Steinitz, a former Peace Now activist and philosophy professor who drifted right following the implosion of the Oslo Accords, was in the Bay Area Thursday, April 12 on a national tour set up by American Friends of Likud. He attended a private luncheon in Piedmont before lecturing at Palo Alto's Orthodox Congregation Emek Beracha in the afternoon.
Recent polls have put Israeli Prime Minister Ehud Olmert's approval ratings in the single digits and, in his public appearances, the Likudnik Steinitz is happy to join the chorus: He comes to bury Olmert, not to praise him.
With an eye on Israel's upcoming elections, Steinitz, who has salt-and-pepper hair and bears a resemblance to Christopher Guest, offers a wan smile and admits that things "are worse for the country, but better for us."
Steinitz believes Israel lost its upper hand when it continued to refer to Hamas as terrorists but ceased to treat the organization as such. If Israel truly believes Hamas is a terror organization — which it does — then it should be arresting and killing its members as it did before, he contends.
Even allowing the group to run in the Palestinian elections was a grave error, he insists.

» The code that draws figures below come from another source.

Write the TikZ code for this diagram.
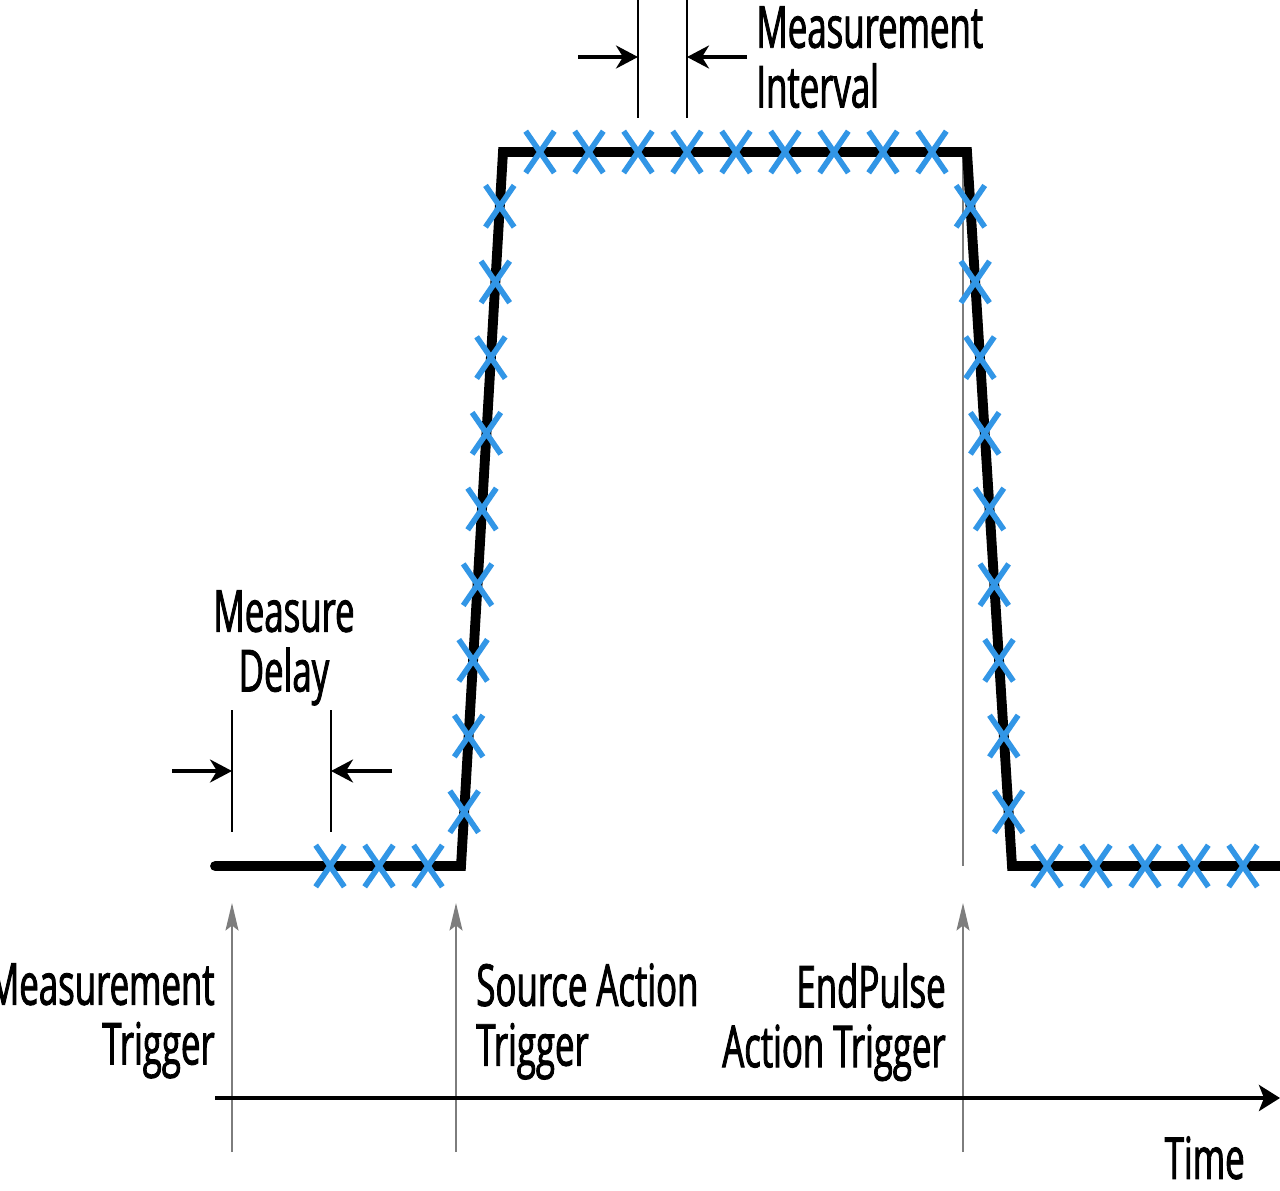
\documentclass[tikz,border=0pt]{standalone}
\usepackage{fontspec}
\setsansfont{Open Sans}[FakeStretch=0.6,FakeBold=1.5]
\usetikzlibrary{arrows.meta,shapes.misc}
\definecolor{xblue}{RGB}{50,150,230}
\definecolor{trgray}{RGB}{125,125,125}

\begin{document}
\begin{tikzpicture}[x=0.02cm,y=-0.02cm,>={Stealth[length=0.44cm,width=0.46cm,inset=0.14cm]},
        wave/.style={line width=5.6pt,line join=miter,line cap=round},
        xmark/.style={cross out,draw=xblue,line width=3.2pt,minimum width=0.46cm,minimum height=0.72cm,inner sep=0pt},
        dim/.style={line width=1.4pt},
        dimarrow/.style={->,line width=2pt},
        trig/.style={-{Stealth[length=0.55cm,width=0.26cm,inset=0.1cm]},draw=trgray,line width=1.1pt},
        label/.style={font=\sffamily\fontsize{33}{34}\selectfont,inner sep=0pt}]
        \useasboundingbox (0,0) rectangle (1280,1190);
        % pulse corners
        \coordinate (w0) at (215,866);
        \coordinate (w1) at (461,866);
        \coordinate (w2) at (503,152);
        \coordinate (w3) at (967,152);
        \coordinate (w4) at (1012,866);
        \coordinate (w5) at (1285,866);
        \draw[trgray,line width=1.1pt] (963,152) -- (963,866);
        \draw[wave] (w0) -- (w1) -- (w2) -- (w3) -- (w4) -- (w5);
        % samples
        \foreach \x in {330,379,428,1047,1096,1145,1194,1243}
            \node[xmark] at (\x,866) {};
        \foreach \x in {540,589,...,932}
            \node[xmark] at (\x,152) {};
        \foreach \p in {0.076,0.182,...,0.93} {
            \path (w1) -- (w2) node[xmark,pos=\p] {};
            \path (w3) -- (w4) node[xmark,pos=\p] {};
        }
        % measure delay
        \draw[dim] (232,710) -- (232,832);
        \draw[dim] (331,710) -- (331,832);
        \draw[dimarrow] (172,771) -- (232,771);
        \draw[dimarrow] (392,771) -- (331,771);
        \node[label,align=center,anchor=north] (delay) at (284,590) {Measure\\Delay};
        % measurement interval
        \draw[dim] (638,0) -- (638,118);
        \draw[dim] (687,0) -- (687,118);
        \draw[dimarrow] (578,57) -- (638,57);
        \draw[dimarrow] (747,57) -- (687,57);
        \node[label,align=left,anchor=north west] (interval) at (756,6) {Measurement\\Interval};
        % triggers
        \foreach \n/\x in {mt/232,st/456,et/963} {
            \coordinate (\n a) at (\x,1152);
            \coordinate (\n b) at (\x,903);
            \draw[trig] (\n a) -- (\n b);
        }
        \node[label,align=right,anchor=north east] (mtrig) at (215,963) {Measurement\\Trigger};
        \node[label,align=left,anchor=north west] (strig) at (476,963) {Source Action\\Trigger};
        \node[label,align=right,anchor=north east] (etrig) at (946,963) {EndPulse\\Action Trigger};
        % time axis
        \coordinate (t0) at (215,1098);
        \coordinate (t1) at (1280,1098);
        \draw[-{Stealth[length=0.42cm,width=0.52cm,inset=0.1cm]},line width=2.8pt] (t0) -- (t1);
        \node[label,anchor=north east] (time) at (1245,1136) {Time};
\end{tikzpicture}
\end{document}
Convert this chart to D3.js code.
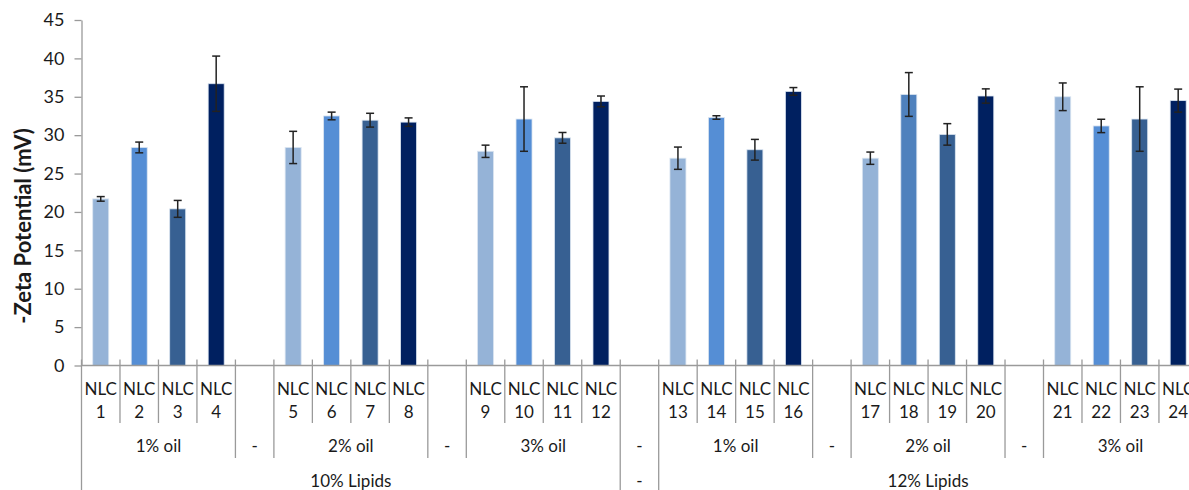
<!DOCTYPE html>
<html>
<head>
<meta charset="utf-8">
<script src="https://cdn.jsdelivr.net/npm/d3@7"></script>
<style>
  html, body { margin: 0; padding: 0; background: #ffffff; }
  svg { display: block; }
  text { font-family: Lato, "Open Sans", sans-serif; fill: #1a1a1a; }
</style>
</head>
<body>
<svg id="chart" width="1189" height="490"></svg>
<script>
// Formulation labels (number under "NLC"), four per oil level
const formulations = ["1","2","3","4","5","6","7","8","9","10","11","12",
                      "13","14","15","16","17","18","19","20","21","22","23","24"];
const oilLevels = ["1% oil", "2% oil", "3% oil"];
const lipidLevels = ["10% Lipids", "12% Lipids"];

// Negative zeta potential (mV) and standard deviation
const zeta = [21.7, 28.4, 20.4, 36.7, 28.4, 32.5, 31.95, 31.7,
              27.9, 32.1, 29.65, 34.4, 27.0, 32.3, 28.1, 35.7,
              27.0, 35.3, 30.1, 35.1, 35.0, 31.2, 32.1, 34.5];
const zetaSD = [0.3, 0.7, 1.1, 3.6, 2.1, 0.5, 0.9, 0.55,
                0.8, 4.2, 0.7, 0.7, 1.45, 0.23, 1.35, 0.5,
                0.8, 2.85, 1.4, 0.93, 1.8, 0.87, 4.2, 1.5];
const yTicks = [0, 5, 10, 15, 20, 25, 30, 35, 40, 45];

// Colour by position within the oil group
const palette = ["#95b3d7", "#558ed5", "#376092", "#002060"];
const colourOverride = { 17: "#4f81bd" };

const svg = d3.select("#chart");
const x0 = 81.5, y0 = 365.5;

// Build the category slots: bars plus the "-" spacer slots
const slots = [];
lipidLevels.forEach((lip, li) => {
  oilLevels.forEach((oil, oi) => {
    for (let k = 0; k < 4; k++) {
      const i = li * 12 + oi * 4 + k;
      slots.push({ key: "b" + i, type: "bar", i, oil: oi, lip: li });
    }
    const last = (li === lipidLevels.length - 1 && oi === oilLevels.length - 1);
    if (!last) {
      slots.push({ key: "g" + li + "_" + oi, type: "gap",
                   level: oi === oilLevels.length - 1 ? 3 : 2 });
    }
  });
});

const slotW = 38.48;
const x = d3.scaleBand()
  .domain(slots.map(s => s.key))
  .range([x0, x0 + slots.length * slotW])
  .paddingInner(0).paddingOuter(0);

const y = d3.scaleLinear().domain([0, 45]).range([y0, 20]);

const axisColour = "#9a9a9a";

// Y axis
const yAxis = svg.append("g")
  .attr("transform", `translate(${x0},0)`)
  .call(d3.axisLeft(y).tickValues(yTicks).tickSize(7).tickSizeOuter(0).tickPadding(10));
yAxis.select(".domain").attr("stroke", axisColour).attr("stroke-width", 1.3);
yAxis.selectAll(".tick line").attr("stroke", axisColour).attr("stroke-width", 1.3);
yAxis.selectAll(".tick text")
  .style("font-family", "Lato, 'Open Sans', sans-serif")
  .style("font-size", "18px").attr("fill", "#1a1a1a");

// Y axis title
svg.append("text")
  .attr("transform", `translate(31,226) rotate(-90)`)
  .attr("text-anchor", "middle")
  .style("font-size", "22px").style("font-weight", "bold")
  .text("-Zeta Potential (mV)");

// Bars
const barW = 16;
const barSlots = slots.filter(s => s.type === "bar");
svg.append("g").selectAll("rect")
  .data(barSlots)
  .join("rect")
  .attr("x", s => x(s.key) + x.bandwidth() / 2 - barW / 2)
  .attr("y", s => y(zeta[s.i]))
  .attr("width", barW)
  .attr("height", s => y(0) - y(zeta[s.i]))
  .attr("fill", s => colourOverride[s.i] || palette[s.i % 4])
  .attr("stroke", "#dbe5f1").attr("stroke-width", 0.8);

// Error bars
const err = svg.append("g").attr("stroke", "#222").attr("stroke-width", 1.5);
barSlots.forEach(s => {
  const cx = x(s.key) + x.bandwidth() / 2;
  const hi = y(zeta[s.i] + zetaSD[s.i]), lo = y(zeta[s.i] - zetaSD[s.i]);
  err.append("line").attr("x1", cx).attr("x2", cx).attr("y1", hi).attr("y2", lo);
  err.append("line").attr("x1", cx - 4).attr("x2", cx + 4).attr("y1", hi).attr("y2", hi);
  err.append("line").attr("x1", cx - 4).attr("x2", cx + 4).attr("y1", lo).attr("y2", lo);
});

// X axis line
svg.append("line")
  .attr("x1", x0).attr("x2", x0 + slots.length * slotW)
  .attr("y1", y0).attr("y2", y0)
  .attr("stroke", axisColour).attr("stroke-width", 1.3);

// Category separators: short for formulations, longer for oil groups, full for lipid groups
const sep = svg.append("g").attr("stroke", axisColour).attr("stroke-width", 1.3);
const yEnd1 = 423, yEnd2 = 458, yEnd3 = 490;
const boundaryDepth = new Array(slots.length + 1).fill(yEnd1);
boundaryDepth[0] = yEnd3;
slots.forEach((s, j) => {
  if (s.type === "gap") {
    const d = s.level === 3 ? yEnd3 : yEnd2;
    boundaryDepth[j] = Math.max(boundaryDepth[j], d);
    boundaryDepth[j + 1] = Math.max(boundaryDepth[j + 1], d);
  }
});
boundaryDepth.forEach((d, j) => {
  const bx = x0 + j * slotW;
  sep.append("line").attr("x1", bx).attr("x2", bx).attr("y1", y0 - 6).attr("y2", d);
});

// Formulation labels
const lab = svg.append("g").style("font-size", "17px").attr("text-anchor", "middle");
barSlots.forEach(s => {
  const cx = x(s.key) + x.bandwidth() / 2;
  lab.append("text").attr("x", cx).attr("y", 395).text("NLC");
  lab.append("text").attr("x", cx).attr("y", 418).text(formulations[s.i]);
});

// Oil level and spacer labels
for (let li = 0; li < lipidLevels.length; li++) {
  for (let oi = 0; oi < oilLevels.length; oi++) {
    const first = slots.find(s => s.type === "bar" && s.i === li * 12 + oi * 4);
    const lastS = slots.find(s => s.type === "bar" && s.i === li * 12 + oi * 4 + 3);
    const cx = (x(first.key) + x(lastS.key) + x.bandwidth()) / 2;
    lab.append("text").attr("x", cx).attr("y", 452).text(oilLevels[oi]);
  }
}
slots.filter(s => s.type === "gap").forEach(s => {
  const cx = x(s.key) + x.bandwidth() / 2;
  lab.append("text").attr("x", cx).attr("y", 452).text("-");
  if (s.level === 3) lab.append("text").attr("x", cx).attr("y", 487).text("-");
});

// Lipid level labels
lipidLevels.forEach((lip, li) => {
  const first = slots.find(s => s.type === "bar" && s.i === li * 12);
  const lastS = slots.find(s => s.type === "bar" && s.i === li * 12 + 11);
  const cx = (x(first.key) + x(lastS.key) + x.bandwidth()) / 2;
  lab.append("text").attr("x", cx).attr("y", 487).text(lip);
});
</script>
</body>
</html>
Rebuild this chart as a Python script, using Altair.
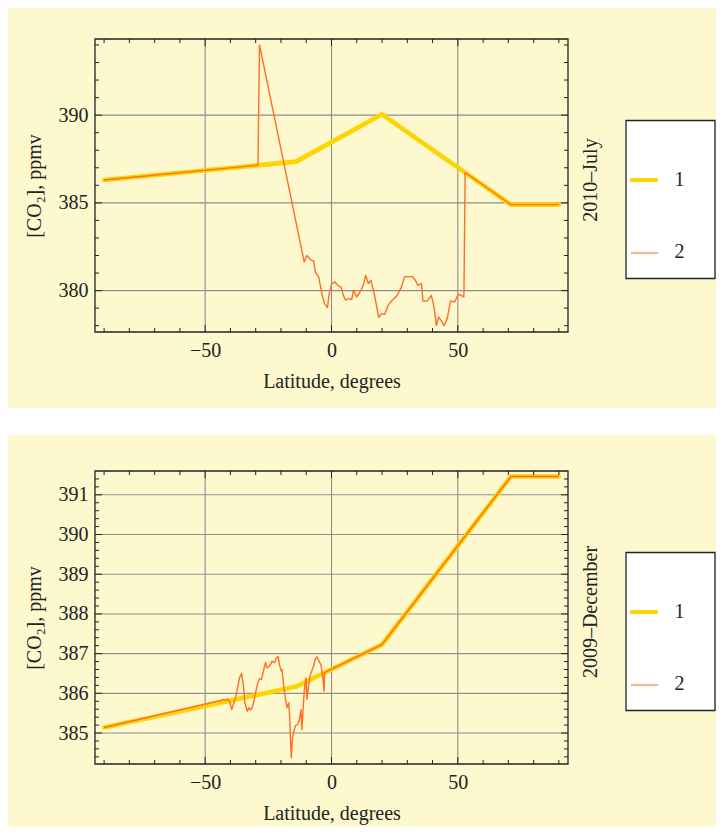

Within the Oslo agreement "there are clear paragraphs about how organizations that do not recognize Israel's right to exist cannot participate in Palestinian elections," he said. "Olmert missed his opportunity on this. He gave up after some very, very light pressure from Condi Rice."
It wasn't the first time, he maintains. "[Olmert] missed opportunity after opportunity to intercept this terror government, which is very similar in its ideology to the Taliban of Afghanistan," he said.
Steinitz hasn't been pleased by much since Ariel Sharon fell into a coma. He recently met with the Democratic congressional delegation, which included House Speaker Nancy Pelosi (D-San Francisco), on its Mideast tour. And although he disagrees with the notion of visiting Syria, he's mystified by Olmert's claim that the Democrats mishandled his diplomatic message to Bashar Assad.
"I do believe they were misled [by Olmert]," he said.
Steinitz also can't understand why Mahmoud Abbas, deemed a worthless negotiating partner years ago, is suddenly kosher once again, especially since he is part of a Hamas coalition government.
"This is ridiculous. Imagine someone saying, 'I cannot negotiate with the prime minister of Israel, but I will speak with the defense minister or the agriculture minister,'" Steinitz said.
It's just a matter of time before Hamas' "massive terror army" begins spraying Israel proper with its illegal arms cache, Steinitz said. It's something he and others have likened to the long and thinly veiled Hezbollah buildup in the south of Lebanon.
The ambiguous outcome of that war was particularly galling to Steinitz, whose Foreign Affairs and Defense committees informed then-Prime Minister Sharon and Defense Minister Shaul Mofaz in 2004 that a campaign against Hezbollah in the south of Lebanon would stall and fail if Israeli ground troops didn't sweep over the border within a matter of days.
"We missed a real opportunity — a golden opportunity — to gain victory over these Iranian-armed [terrorists], who have threatened the north of Israel for so long," he said.
"The government was so clumsy and hesitant, we were unable to protect ourselves."